Quand vous avez des contacts avec ces indépendants dans le rouge, qui n’arrivent pas à payer leurs factures, leurs cotisations, quel message vous font-ils passer?
Qu’ils sont courageux. J’ai eu plus de personnes dépressives avant les dernières crises. On a d’ailleurs tout un programme sur la santé mentale des indépendants car on suit ça de très près. Mais moi, dans mes contacts, j’ai des gens qui sont extrêmement courageux et solidaires. Peut-être le sont-ils parce qu’ils savent qu’ils ne sont pas seuls. Comme la situation est générale, la solidarité est vraiment forte. Même dans les consultations juridiques pures, les indépendants sont beaucoup plus reconnaissants de l’aide apportée. Tout devient plus humain.
Aujourd’hui, de quoi tous ces indépendants ont-ils besoin? Et d’où doit venir cette aide?
Tout ne doit pas venir de l’argent public. On ne peut pas que reporter sur les générations futures. La logique est ce qu’elle est, la Région wallonne aussi a un taux d’endettement énorme et réinjecter de l’argent public, on doit le faire, c’est nécessaire, mais tout ne viendra pas de là. Je pense que des mesures comme le moratoire sur les faillites ou accorder des délais de paiement, c’est important.
Il faut aussi penser à ce qui s’est passé pendant le Covid et qui était positif pour nos commerçants. Il suffit de voir comme le consommateur a changé de comportement. Il consomme local mais pas seulement pour le lait ou la viande, si on veut faire le raccourci, aussi pour les professions libérales. Les entreprises elles-mêmes consomment localement aussi. Je le vois à l’Observatoire du commerce, ce sont les petites ou moyennes entreprises qui se densifient au niveau économique et ce sont les grandes villes qui souffrent. On le voit aussi à travers les faillites. Il vaut mieux être sur l’arrondissement de Verviers que sur Liège.
Ça veut dire que nos indépendants doivent jouer la carte du local?
C’est même mieux que ça. C’est le consommateur qui d’habitude réfléchissait à consommer local une fois de temps en temps qui, aujourd’hui, le fait au quotidien. Ça vient de lui. Et les commerçants ont adapté leurs mécanismes pour répondre à cette envie du consommateur. C’est une demande du citoyen à laquelle les indépendants répondent avec une offre importante. C’est le mieux car c’est naturel.
À l’UCM, est-ce qu’il y a des choses qui sont mises en place pour soutenir les indépendants en difficulté?

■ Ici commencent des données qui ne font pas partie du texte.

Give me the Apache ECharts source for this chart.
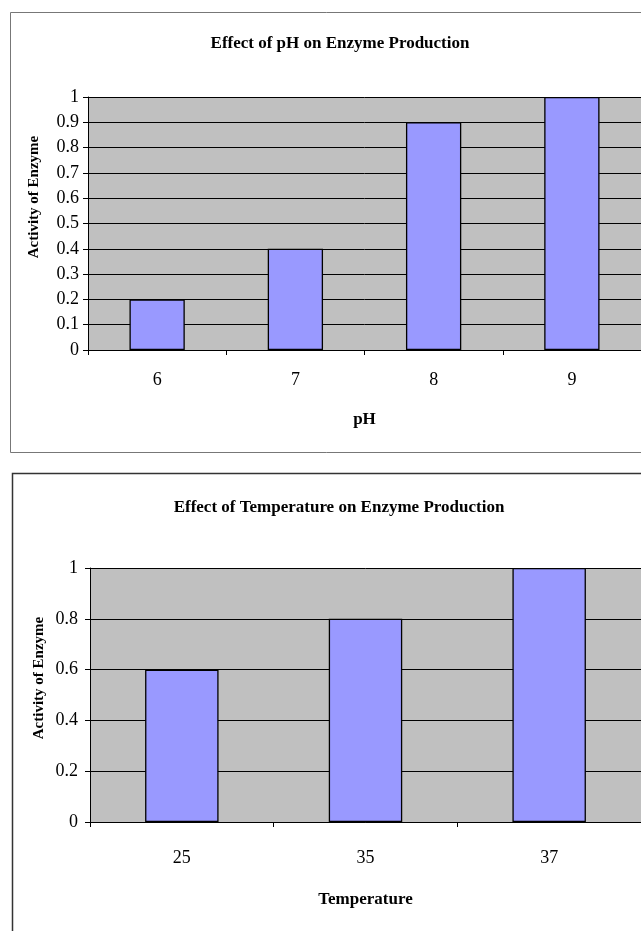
<!DOCTYPE html>
<html>
<head>
<meta charset="utf-8">
<script src="https://cdn.jsdelivr.net/npm/echarts@6/dist/echarts.min.js"></script>
<style>
  html, body { margin: 0; padding: 0; background: #fff; }
  #chart { width: 641px; height: 931px; }
</style>
</head>
<body>
<div id="chart"></div>
<script>
// pH experiment
const phCategories = ['6', '7', '8', '9'];
const phActivity = [0.2, 0.4, 0.9, 1.0];

// Temperature experiment
const tempCategories = ['25', '35', '37'];
const tempActivity = [0.6, 0.8, 1.0];

const FONT = '"Liberation Serif", "Times New Roman", serif';
const BAR_COLOR = '#9999ff';
const PLOT_BG = '#c0c0c0';

function valueAxis(gridIndex, interval, labelMargin) {
  return {
    type: 'value',
    gridIndex: gridIndex,
    min: 0,
    max: 1,
    interval: interval,
    axisLine: { show: true, lineStyle: { color: '#000', width: 1 } },
    axisTick: { show: true, length: 5, lineStyle: { color: '#000' } },
    axisLabel: { color: '#000', fontFamily: FONT, fontSize: 18, margin: labelMargin },
    splitLine: { show: true, lineStyle: { color: '#000', width: 1 } }
  };
}

function categoryAxis(gridIndex, cats, name, labelMargin, nameGap) {
  return {
    type: 'category',
    gridIndex: gridIndex,
    data: cats,
    name: name,
    nameLocation: 'middle',
    nameGap: nameGap,
    nameTextStyle: { color: '#000', fontFamily: FONT, fontSize: 17, fontWeight: 'bold' },
    axisLine: { show: true, lineStyle: { color: '#000', width: 1 } },
    axisTick: { show: true, length: 5, lineStyle: { color: '#000' } },
    axisLabel: { color: '#000', fontFamily: FONT, fontSize: 18, margin: labelMargin },
    splitLine: { show: false }
  };
}

const chart = echarts.init(document.getElementById('chart'), null, { renderer: 'canvas' });

chart.setOption({
  backgroundColor: '#fff',
  animation: false,
  title: [
    {
      text: 'Effect of pH on Enzyme Production',
      left: 335, top: 30, textAlign: 'center',
      textStyle: { color: '#000', fontFamily: FONT, fontSize: 17, fontWeight: 'bold' }
    },
    {
      text: 'Effect of Temperature on Enzyme Production',
      left: 334, top: 494, textAlign: 'center',
      textStyle: { color: '#000', fontFamily: FONT, fontSize: 17, fontWeight: 'bold' }
    }
  ],
  grid: [
    { left: 88, top: 97, width: 559, height: 253, show: true, backgroundColor: PLOT_BG, borderWidth: 0 },
    { left: 90, top: 568, width: 553, height: 254, show: true, backgroundColor: PLOT_BG, borderWidth: 0 }
  ],
  xAxis: [
    categoryAxis(0, phCategories, 'pH', 21, 61),
    categoryAxis(1, tempCategories, 'Temperature', 27, 69)
  ],
  yAxis: [
    valueAxis(0, 0.1, 9),
    valueAxis(1, 0.2, 12)
  ],
  series: [
    {
      type: 'bar', xAxisIndex: 0, yAxisIndex: 0,
      data: phActivity, barWidth: '40%',
      itemStyle: { color: BAR_COLOR, borderColor: '#000', borderWidth: 1.3 }
    },
    {
      type: 'bar', xAxisIndex: 1, yAxisIndex: 1,
      data: tempActivity, barWidth: '40%',
      itemStyle: { color: BAR_COLOR, borderColor: '#000', borderWidth: 1.3 }
    }
  ],
  graphic: [
    // chart frames
    { type: 'rect', shape: { x: 10.5, y: 12.5, width: 700, height: 440 },
      style: { fill: 'none', stroke: '#777', lineWidth: 1 }, z: 100 },
    { type: 'rect', shape: { x: 12.5, y: 473.5, width: 700, height: 500 },
      style: { fill: 'none', stroke: '#333', lineWidth: 1.5 }, z: 100 },
    // vertical axis titles
    { type: 'text', x: 34, y: 197, rotation: Math.PI / 2,
      style: { text: 'Activity of Enzyme', fill: '#000', font: 'bold 15px ' + FONT,
               textAlign: 'center', textVerticalAlign: 'middle', align: 'center', verticalAlign: 'middle' } },
    { type: 'text', x: 39, y: 678, rotation: Math.PI / 2,
      style: { text: 'Activity of Enzyme', fill: '#000', font: 'bold 15px ' + FONT,
               textAlign: 'center', textVerticalAlign: 'middle', align: 'center', verticalAlign: 'middle' } }
  ]
});
</script>
</body>
</html>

Tous les services sont là pour eux, qu’ils soient membres de l’UCM ou pas. On a aidé pendant les crises, on a fait des permanences sans demander «Tiens, vous êtes affilié chez qui, vous?» On est toujours ouvert et disponible.
À Verviers, le souci, c’est qu’on a eu plus de 2 mètres d’eau dans nos locaux (NDLR: situés rue Jules Cerexhe). On s’est installé aux Plenesses mais, bonne nouvelle, on va revenir ce 2 janvier dans nos bureaux verviétois rénovés. On a souffert de ça mais on a continué à faire nos permanences un peu partout dans l’arrondissement, pas seulement à Verviers.
Maintenant, pour aider les indépendants, l’UCM est dans un tout beau projet dans la continuité de la prime Créashop qui existe dans les communes. On a obtenu le nouveau marché qui permet d’octroyer 6000€ à un commerçant et, ce qui est nouveau, c’est que la prime peut être accordée aux commerçants existants aussi. C’était un peu la critique auparavant, seul le porteur d’un nouveau projet commercial pouvait en bénéficier. Maintenant, le commerçant existant qui rénove, qui réinvestit, y a droit aussi. Ce sont les communes qui doivent se porter candidates pour que leurs commerçants y aient droit. En ce moment, je me bats pour que Verviers y accède. Les communes ont jusqu’au 15 janvier pour rentrer leur dossier.